Apple whole genome sequences: recent advances and new prospects

Authors: PEACE, CAMERON - Washington State University; BIANCO, LUCA - Fondazione Edmund Mach; TROGGIO, MICHELA - Fondazione Edmund Mach; VAN DE WEG, ERIC - Wageningen University And Research Center; HOWARD, NICHOLAS - University Of Minnesota; CORNILLE, AMANDINE - University Of Paris; DUREL, CHARLES-ERIC - Institut National De La Recherche Agronomique (INRA); MYLES, SEAN - Dalhousie University; MIGICOVSKV, ZOE - Dalhousie University; SCHAFFER, ROBERT - New Zealand Institute Of Plant & Food Research; COSTES, EVELYNE - University Of Montpellier; Fazio, Gennaro; YAMANE, HISAYO - Kyoto University; VAN NOCKER, STEVE - Michigan State University; GOTTSCHALK, CHRIS - New Zealand Institute Of Plant & Food Research; COSTA, FABRIZIO - Fondazione Edmund Mach; CHAGNE, DAVID - New Zealand Institute Of Plant & Food Research; ZHANG, XINZHONG - China Agriculture University; PATOCCHI, ANDREA - Agroscope; GARDINER, SUSAN - New Zealand Institute Of Plant & Food Research; HARDNER, CRAIG - University Of Queensland; KUMAR, SATISH - Plant And Food Research; LAURENS, FRANCOIS - Institut National De La Recherche Agronomique (INRA); BUCHER, ETIENNE - Institut National De La Recherche Agronomique (INRA); MAIN, DORRIE - Washington State University; JUNG, SOOK - Washington State University; VANDERZANDE, STIJN - Washington State University

Submitted to: Horticulture Research
Publication Type: Peer Reviewed Journal
Publication Acceptance Date: 3/15/2019
Publication Date: 3/30/2019
Citation: Peace, C.P., Bianco, L., Troggio, M., Van De Weg, E., Howard, N.P., Cornille, A., Durel, C., Myles, S., Migicovskv, Z., Schaffer, R., Costes, E., Fazio, G., Yamane, H., Van Nocker, S., Gottschalk, C., Costa, F., Chagne, D., Zhang, X., Patocchi, A., Gardiner, S.E., Hardner, C., Kumar, S., Laurens, F., Bucher, E., Main, D., Jung, S., Vanderzande, S. 2019. Apple whole genome sequences: recent advances and new prospects. Horticulture Research. 6:59.

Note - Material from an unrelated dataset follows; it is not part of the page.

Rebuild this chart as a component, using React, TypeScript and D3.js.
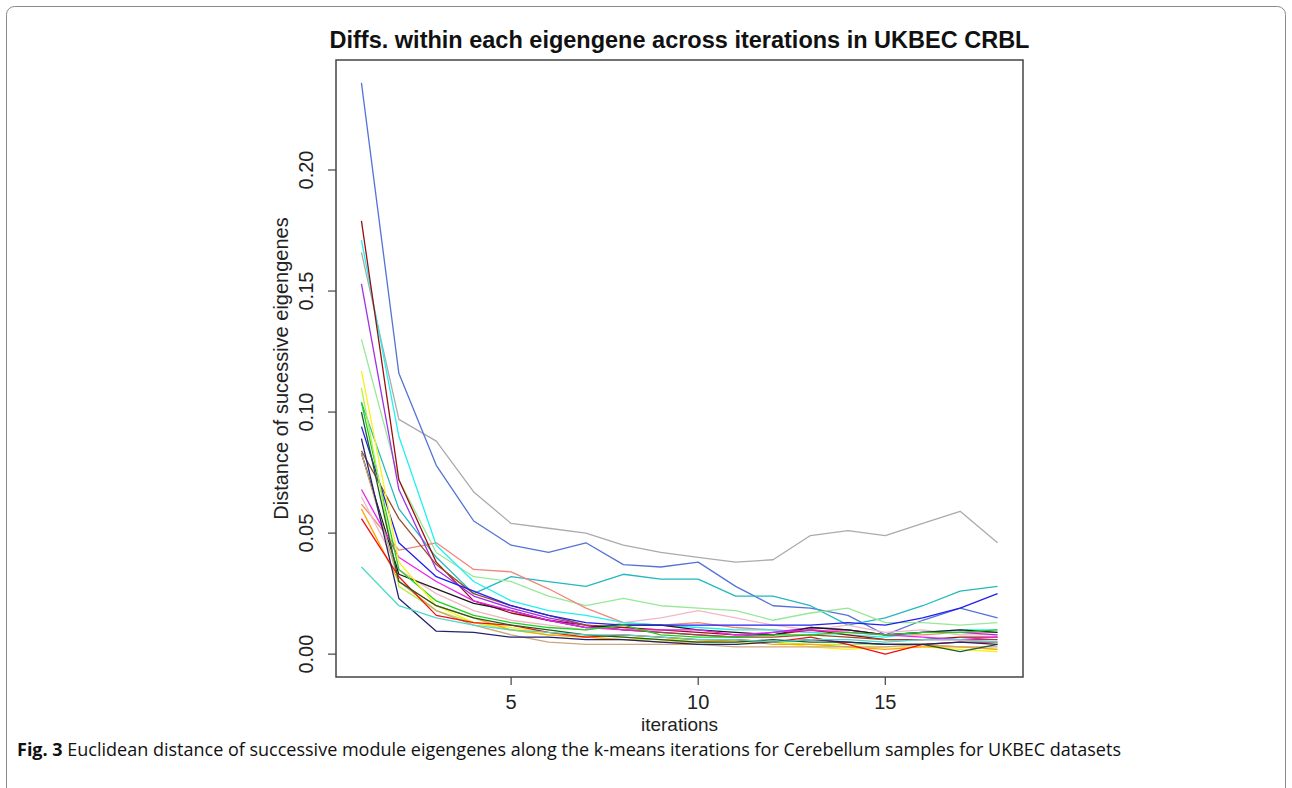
import React from "react";
import * as d3 from "d3";

const iterations = d3.range(1, 19);

const seriesNames = [
  "grey", "royalblue", "darkturquoise", "lightgreen", "salmon", "pink",
  "cyan", "darkred", "purple", "brown", "black", "blue", "magenta",
  "green", "greenyellow", "yellow", "orange", "tan", "red", "darkgreen",
  "midnightblue", "turquoise",
];

const seriesColors = [
  "#ABABAB", "#5573D6", "#22B8C0", "#98E898", "#F08878", "#F2B8C6",
  "#22F0F0", "#9A1010", "#A030E8", "#9A4A2A", "#1A1A1A", "#2020F0", "#F020F0",
  "#20D020", "#B4F040", "#F8F020", "#FFA500", "#CDA57E", "#F01010", "#1F5A2A",
  "#23236E", "#50D8C8",
];

const grey = [0.166, 0.097, 0.088, 0.067, 0.054, 0.052, 0.050, 0.045, 0.042, 0.040, 0.038, 0.039, 0.049, 0.051, 0.049, 0.054, 0.059, 0.046];
const royalblue = [0.236, 0.116, 0.078, 0.055, 0.045, 0.042, 0.046, 0.037, 0.036, 0.038, 0.028, 0.020, 0.019, 0.016, 0.008, 0.014, 0.019, 0.015];
const darkturquoise = [0.104, 0.060, 0.040, 0.025, 0.032, 0.030, 0.028, 0.033, 0.031, 0.031, 0.024, 0.024, 0.020, 0.012, 0.015, 0.020, 0.026, 0.028];
const lightgreen = [0.130, 0.072, 0.042, 0.032, 0.030, 0.024, 0.020, 0.023, 0.020, 0.019, 0.018, 0.014, 0.017, 0.019, 0.013, 0.013, 0.012, 0.013];
const salmon = [0.062, 0.043, 0.046, 0.035, 0.034, 0.027, 0.019, 0.013, 0.012, 0.013, 0.011, 0.010, 0.009, 0.010, 0.008, 0.008, 0.009, 0.009];
const pink = [0.065, 0.035, 0.025, 0.018, 0.014, 0.012, 0.010, 0.013, 0.015, 0.018, 0.015, 0.012, 0.010, 0.012, 0.009, 0.010, 0.008, 0.008];
const cyan = [0.171, 0.090, 0.045, 0.030, 0.022, 0.018, 0.016, 0.013, 0.012, 0.011, 0.010, 0.010, 0.009, 0.008, 0.007, 0.009, 0.010, 0.010];
const darkred = [0.179, 0.072, 0.038, 0.022, 0.017, 0.014, 0.012, 0.011, 0.010, 0.009, 0.008, 0.008, 0.010, 0.008, 0.006, 0.006, 0.007, 0.007];
const purple = [0.153, 0.068, 0.035, 0.024, 0.019, 0.015, 0.012, 0.010, 0.009, 0.008, 0.007, 0.009, 0.011, 0.010, 0.008, 0.009, 0.009, 0.008];
const brown = [0.084, 0.056, 0.037, 0.025, 0.020, 0.016, 0.012, 0.010, 0.009, 0.008, 0.007, 0.007, 0.008, 0.007, 0.006, 0.006, 0.006, 0.006];
const black = [0.083, 0.033, 0.027, 0.021, 0.018, 0.014, 0.011, 0.012, 0.012, 0.010, 0.009, 0.008, 0.011, 0.010, 0.008, 0.009, 0.010, 0.009];
const blue = [0.094, 0.046, 0.032, 0.026, 0.020, 0.016, 0.013, 0.012, 0.012, 0.012, 0.012, 0.012, 0.012, 0.013, 0.012, 0.015, 0.019, 0.025];
const magenta = [0.068, 0.040, 0.030, 0.022, 0.018, 0.014, 0.011, 0.010, 0.010, 0.010, 0.008, 0.009, 0.010, 0.009, 0.008, 0.007, 0.006, 0.007];
const green = [0.104, 0.035, 0.022, 0.016, 0.013, 0.011, 0.010, 0.012, 0.008, 0.007, 0.007, 0.008, 0.008, 0.009, 0.008, 0.009, 0.009, 0.010];
const greenyellow = [0.110, 0.028, 0.018, 0.013, 0.010, 0.008, 0.007, 0.006, 0.006, 0.005, 0.005, 0.005, 0.004, 0.004, 0.004, 0.004, 0.003, 0.002];
const yellow = [0.117, 0.038, 0.020, 0.013, 0.011, 0.009, 0.008, 0.007, 0.006, 0.006, 0.005, 0.005, 0.003, 0.002, 0.003, 0.003, 0.002, 0.001];
const orange = [0.060, 0.030, 0.020, 0.015, 0.010, 0.008, 0.007, 0.006, 0.005, 0.005, 0.006, 0.004, 0.004, 0.003, 0.002, 0.003, 0.003, 0.002];
const tan = [0.083, 0.030, 0.018, 0.012, 0.008, 0.005, 0.004, 0.004, 0.004, 0.004, 0.003, 0.003, 0.003, 0.003, 0.003, 0.004, 0.003, 0.003];
const red = [0.056, 0.032, 0.016, 0.013, 0.012, 0.009, 0.007, 0.008, 0.007, 0.006, 0.006, 0.005, 0.007, 0.004, 0.000, 0.004, 0.005, 0.005];
const darkgreen = [0.100, 0.030, 0.020, 0.015, 0.012, 0.010, 0.008, 0.007, 0.006, 0.005, 0.005, 0.006, 0.005, 0.005, 0.004, 0.004, 0.001, 0.004];
const midnightblue = [0.089, 0.023, 0.0095, 0.009, 0.007, 0.007, 0.006, 0.006, 0.005, 0.004, 0.004, 0.005, 0.006, 0.005, 0.004, 0.004, 0.005, 0.004];
const turquoise = [0.036, 0.020, 0.015, 0.012, 0.010, 0.009, 0.008, 0.008, 0.007, 0.006, 0.006, 0.005, 0.006, 0.006, 0.005, 0.006, 0.006, 0.005];

const seriesValues = [
  grey, royalblue, darkturquoise, lightgreen, salmon, pink, cyan, darkred,
  purple, brown, black, blue, magenta, green, greenyellow, yellow, orange,
  tan, red, darkgreen, midnightblue, turquoise,
];

const xTicks = [5, 10, 15];
const yTicks = [0, 0.05, 0.1, 0.15, 0.2];
const yTickLabels = ["0.00", "0.05", "0.10", "0.15", "0.20"];

const title = "Diffs. within each eigengene across iterations in UKBEC CRBL";
const xLabel = "iterations";
const yLabel = "Distance of sucessive eigengenes";
const captionBold = "Fig. 3";
const captionText = " Euclidean distance of successive module eigengenes along the k-means iterations for Cerebellum samples for UKBEC datasets";

export default function App() {
  const W = 1292, H = 788;
  const left = 336, right = 1023, top = 60, bottom = 677;

  const xMin = d3.min(iterations) as number;
  const xMax = d3.max(iterations) as number;
  const xPad = (xMax - xMin) * 0.04;
  const yMin = 0;
  const yMax = d3.max(seriesValues.flat()) as number;
  const yPad = (yMax - yMin) * 0.04;

  const x = d3.scaleLinear().domain([xMin - xPad, xMax + xPad]).range([left, right]);
  const y = d3.scaleLinear().domain([yMin - yPad, yMax + yPad]).range([bottom, top]);

  const line = d3
    .line<number>()
    .x((_, i) => x(iterations[i]))
    .y((d) => y(d));

  const helv = "'Liberation Sans', Arial, Helvetica, sans-serif";
  const axisColor = "#444";
  const axisFont = 20;

  return (
    <svg
      width={W}
      height={H}
      style={{ position: "absolute", left: 0, top: 0, background: "#fff" }}
    >
      <rect x={0} y={0} width={W} height={H} fill="#fff" />
      {/* outer frame */}
      <rect x={6.5} y={6.5} width={1279} height={820} rx={8} ry={8} fill="none" stroke="#8a8a8a" strokeWidth={1} />

      <text
        x={(left + right) / 2}
        y={48}
        textAnchor="middle"
        fontFamily={helv}
        fontWeight="bold"
        fontSize={23.5}
        fill="#111"
      >
        {title}
      </text>

      {/* lines */}
      <g fill="none" strokeWidth={1.3} strokeLinejoin="round">
        {seriesValues.map((vals, i) => (
          <path key={seriesNames[i]} d={line(vals) || ""} stroke={seriesColors[i]} />
        ))}
      </g>

      {/* box */}
      <rect x={left} y={top} width={right - left} height={bottom - top} fill="none" stroke={axisColor} strokeWidth={1.5} />

      {/* x axis ticks */}
      {xTicks.map((t) => (
        <g key={t}>
          <line x1={x(t)} x2={x(t)} y1={bottom} y2={bottom + 8} stroke={axisColor} strokeWidth={1.2} />
          <text x={x(t)} y={709} textAnchor="middle" fontFamily={helv} fontSize={axisFont} fill="#222">
            {t}
          </text>
        </g>
      ))}
      <text x={(left + right) / 2} y={731} textAnchor="middle" fontFamily={helv} fontSize={19} fill="#222">
        {xLabel}
      </text>

      {/* y axis ticks */}
      {yTicks.map((t, i) => (
        <g key={t}>
          <line x1={left - 8} x2={left} y1={y(t)} y2={y(t)} stroke={axisColor} strokeWidth={1.2} />
          <text
            transform={`translate(306,${y(t)}) rotate(-90)`}
            textAnchor="middle"
            dy="0.35em"
            fontFamily={helv}
            fontSize={axisFont}
            fill="#222"
          >
            {yTickLabels[i]}
          </text>
        </g>
      ))}
      <text
        transform={`translate(281,${(top + bottom) / 2}) rotate(-90)`}
        textAnchor="middle"
        dy="0.35em"
        fontFamily={helv}
        fontSize={axisFont}
        fill="#222"
      >
        {yLabel}
      </text>

      {/* caption */}
      <text x={17} y={756} fontFamily="'Open Sans', 'Noto Sans', sans-serif" fontSize={18} fill="#111">
        <tspan fontWeight="bold">{captionBold}</tspan>
        <tspan>{captionText}</tspan>
      </text>
    </svg>
  );
}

Interpretive Summary: Assembled DNA sequences of entire chromosomes contained in cells of living organisms also referred to as Whole Genome Sequences (WGS) have had tremendous impact on understanding the complex landscape of biological interactions. Often compared to roadmaps, WGS have allowed major technological and scientific advances in human biology that are nowadays being translated into gene therapy, cancer recognition/cures, genetic risk assessment, etc. Whole genome sequence research and development on the cultivated apple, is approaching similar impacts in addressing problems like diseases which require pesticides, improving fruit quality on store shelves and in-home fruit baskets, growing apple trees in stresses caused by climate change and improving the nutrition value of apples. Many of the solutions to these problems have received an enabling benefit from the development of apple WGS and associated techniques which connect genes and traits to them. This is an important read for those who want to know about the state of the art of apple genome research, technological advancements and future research directions.

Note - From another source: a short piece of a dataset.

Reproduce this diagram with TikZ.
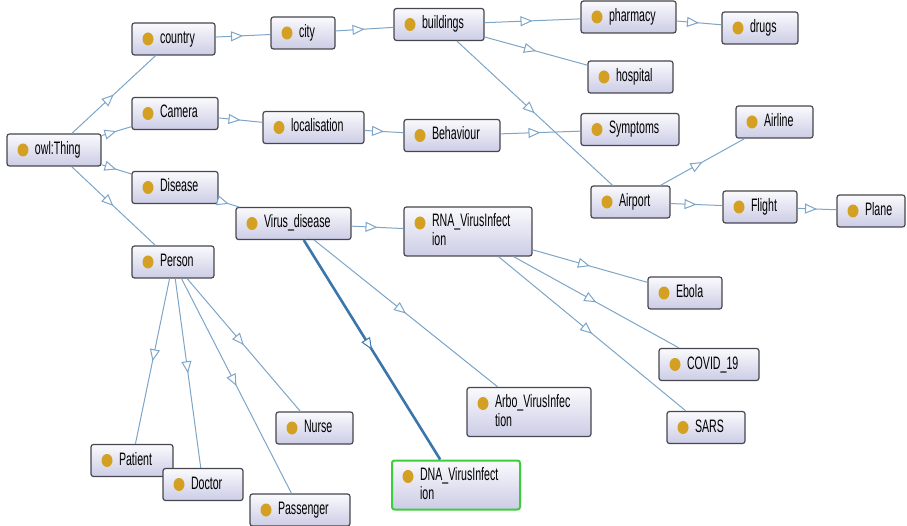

Technical Abstract: In 2010, a major scientific milestone was achieved for tree fruit crops: publication of the first draft whole genome sequence (WGS) for apple (Malus domestica). This WGS, v1.0, was valuable as the initial reference for sequence information, fine mapping, gene discovery, variant discovery, and tool development. A new, high quality apple WGS, GDDH13 v1.1, was released in 2017 and now serves as the reference genome for apple. Over the past decade, these apple WGSs have had an enormous impact on our understanding of apple biological functioning, trait physiology and inheritance, leading to practical applications for improving this highly valued crop. Causal gene identities for phenotypes of fundamental and practical interest can today be discovered much more rapidly. Genome-wide polymorphisms at high genetic resolution are screened efficiently over hundreds to thousands of individuals with new insights into genetic relationships and pedigrees. High-density genetic maps are constructed efficiently and quantitative trait loci for valuable traits are readily associated with positional candidate genes and/or converted into diagnostic tests for breeders. We understand the species, geographical, and genomic origins of domesticated apple more precisely, as well as its relationship to wild relatives. The WGS has turbo-charged application of these classical research steps to crop improvement and drives innovative methods to achieve more durable, environmentally sound, productive, and consumer-desirable apple production. This review includes examples of basic and practical breakthroughs and challenges in using the apple WGSs. Recommendations for “what’s next” focus on necessary upgrades to the genome sequence data pool, as well as for use of the data, to reach new frontiers in genomics-based scientific understanding of apple.